How to Make a Whistle Out of Paper: Easy Steps

You can make a working whistle from a single sheet of paper in under two minutes. All you need is paper, scissors, and a few simple folds. The result is a surprisingly loud noisemaker that works by forcing air through a small opening to create vibrations.

What You Need

Any standard paper works: printer paper, notebook paper, even construction paper. Thinner paper tends to produce a higher-pitched sound, while thicker paper gives you something slightly lower and louder. You’ll also need scissors to make one small cut. That’s it.

Step-by-Step Instructions

Start by cutting a rectangle from your paper. The exact size doesn’t matter much, but the length should be roughly two to three times the width. A piece about 3 inches wide and 6 inches long works well. Don’t use a square, as the proportions won’t create the right air channel.

Fold the rectangle in half by bringing one short edge to meet the other. Crease it firmly. This center fold is where your sound hole will go.

Now fold the paper into fourths. Take each half and fold it back in the opposite direction from your first fold, so the edges meet at the center crease. You should end up with a W-shaped or accordion-like cross section when viewed from the side. These folds create the air channel that makes the whistle work.

On the center fold (the first fold you made), cut a small triangle right at the middle. This is the sound hole. Keep it small, roughly the size of your pinky fingernail. Cutting too large a triangle will let too much air escape and weaken the sound.

To play the whistle, place your lips on the opposite end from the triangle cutout and blow. You may need to adjust how hard you blow or slightly reposition your lips. A firm, steady stream of air works better than a gentle puff.

Getting a Good Sound

If your whistle isn’t making noise right away, there are a few things to check. First, make sure the folds are tight and crisp. Loose folds let air leak out the sides instead of channeling it toward the sound hole. Pinch the edges together near your mouth to create a better seal.

The size of the triangle cutout matters more than you’d expect. If you cut it too big, trim a new piece of paper and start over with a smaller notch. The sweet spot is a triangle just large enough to let air escape in a focused stream. Try different sizes to find what works with your particular paper thickness.

Blowing harder doesn’t always mean louder. At lower airflow, the whistle produces sound through a resonance effect, similar to blowing across the top of an empty bottle. As you increase your airflow, the sound shifts to a sharper, higher-pitched tone driven by small swirling patterns in the air as it hits the edges of the cutout. That transition is why you’ll sometimes get a wobbly sound before the whistle “locks in” to a clear note.

Changing the Pitch

Once you’ve made a basic whistle, you can experiment with the sound it produces. The two main variables are the length of the paper tube and its diameter.

A longer rectangle creates a longer air channel, which produces a lower pitch. A shorter one gives you a higher pitch. Similarly, wider folds (a larger diameter channel) lower the sound, while tighter, narrower folds raise it. You can make a whole set of whistles at different pitches by cutting rectangles of varying sizes.

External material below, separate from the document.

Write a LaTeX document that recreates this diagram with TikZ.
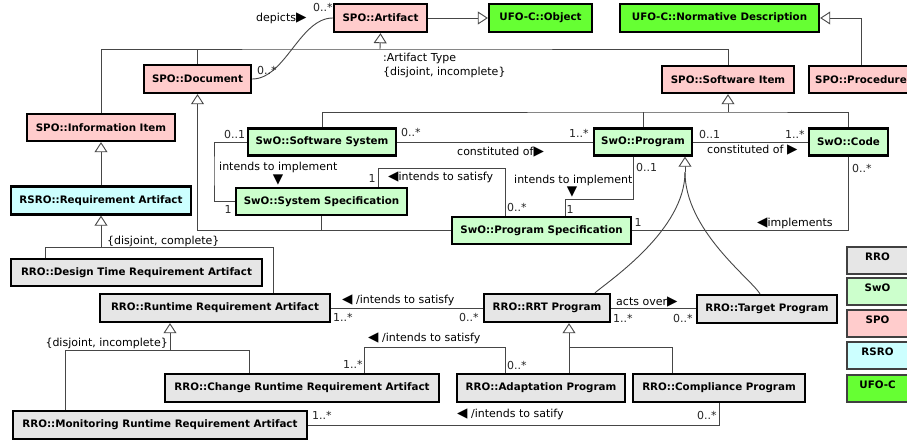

The type of paper also plays a role. Thin origami paper vibrates more easily and tends toward higher, breathier tones. Card stock or thick construction paper creates a stiffer channel that can handle more air pressure without collapsing, giving you a louder, more stable note.

Other Paper Whistle Designs

The fold-and-cut method above is the simplest version, but there are other approaches. A tube-style whistle involves rolling paper into a tight cylinder, flattening one end to create a reed-like mouthpiece, and cutting a small rectangular window partway down the tube. This design is closer to how a recorder or tin whistle works, with air splitting across the edge of the window to create sound. It takes a bit more patience to get right but produces a cleaner tone.

Origami-style whistles use folding alone, with no cuts at all. These are trickier to construct and rely on precise creases to form an internal air chamber. They’re a fun challenge if you’re comfortable with paper folding, but the basic rectangle method is far more reliable for a quick result.

Tips for Making These With Kids

Paper whistles are a great craft project for children, but a few things are worth keeping in mind. Kids under about four years old may struggle with the breath control needed to produce sound, which can lead to frustration. For younger children, pre-cut the triangle and let them handle the folding.

The small triangle you cut out is tiny enough to be a concern for toddlers who put things in their mouths. If you’re working with mixed age groups, keep the scraps away from the youngest kids. Scissors should be child-safe and age-appropriate. For very young children, an adult should handle the cutting step entirely.

One practical note: a room full of kids with working paper whistles gets loud fast. Consider taking the activity outside once everyone has a functioning whistle.